Надо сказать, что письма обоих супругов всегда наполнены большой, даже где-то преувеличенной сердечностью. Даже ради этого стиля письма читать очень интересно — старая орфография (и порой едва различимый почерк, особенно князя, у которого все буквы соединены в одну сплошную «арабскую вязь») в сочетании с многочисленными выражениями нежности и расположения, так редко нынче встречающимися, — чтение для истинных эстетов. Хотя, к сожалению, в них и не содержится никаких высказываний относительно чего-то отвлеченного — почти полностью они посвящены финансовым проблемам семьи.

«ЧЕРЕЗ ЧТО ПРИХОДИТСЯ ПРОХОДИТЬ И К ЧЕМУ ПРИБЕГАТЬ...»

Судя по всему, те были весьма существенны, несмотря на огромные усилия Кшесинской, — видимо, кризис начала 1930-х уже давал о себе знать. Так, письмо великого князя Андрея от 30 августа 1930 года просто душераздирающее. В нем он подробно описывает бедственное положение семьи. А ведь подумать, сколько родственников королевских кровей, в том числе действующих монархов, было у него в Европе! Но никто не предложил никакой сколько-нибудь значимой помощи. «Милая Соня, мы оба отошли от телефона со слезами на глазах, так мы были бесконечно тронуты вашим добрым вниманием и сердечным желанием нам помочь... В особенности тем, что, несмотря на то, что мы Вам столько уже должны, — Вы все же хотели дать нам возможность приехать в Виши вздохнуть и провести с вами время.
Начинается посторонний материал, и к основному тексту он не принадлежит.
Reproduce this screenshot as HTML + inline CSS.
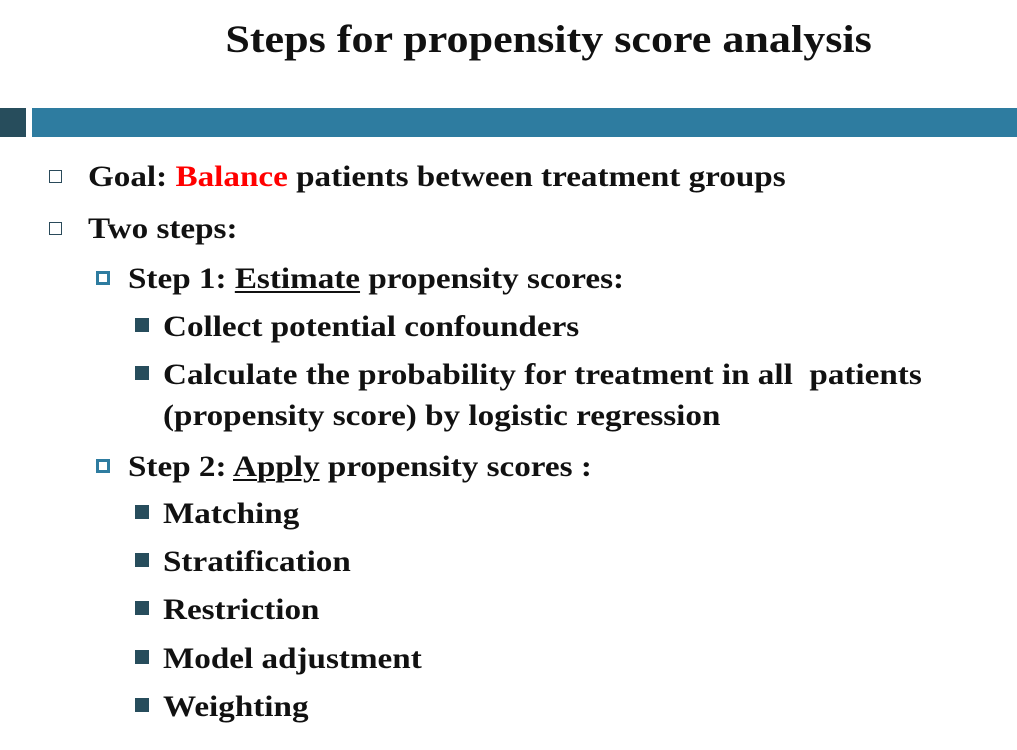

Милая Соня, но если бы Вы и даже дали нам эту возможность, то мы боялись бы ей воспользоваться. До того мы оба износились, что нам стыдно даже показываться на людях, и где нам в таком виде появляться в Виши.

Кроме того, милая Соня, мы сейчас совершенно без гроша и о если бы Вы знали, к чему приходится прибегать и через что проходить, чтобы протянуть время до того дня, когда мы будем спасены.

Вот послезавтра будет день рождения Мали, и на все про все у нас лишь 100 франков в кармане. А что будет во вторник и среду, мы положительно не знаем».

Очевидно, трудности были связаны с закрытием студии. Князь признается: «Маля почти каждый день приносила домой почти весь свой заработок, на что мы и жили, но теперь прямо ужас.

С раннего утра, как только проснемся, мы оба ломаем себе голову, где и как достать денег, чтобы просуществовать лишний день, и при этом условии жить сделалось совершенно не по силам больше.

Если я вам пишу все так прямо и откровенно, то потому что в эти ужасные времена Вы проявили к нам сердце и дружбу, позвонив к нам по телефону... и мы оба были глубоко тронуты Вашим вниманием и хотели поскорее это Вам еще раз выразить от всего нашего измученного сердца».

Сложно упрекнуть князя в неискренности — видимо, Сонечка действительно вызывала у четы такие трепетные чувства. И тот факт, что она сохранила письма, — скорее, доказательство ее доброго отношения к князю и его супруге. Но почему же Кшесинская не упоминает ее в своей книге воспоминаний?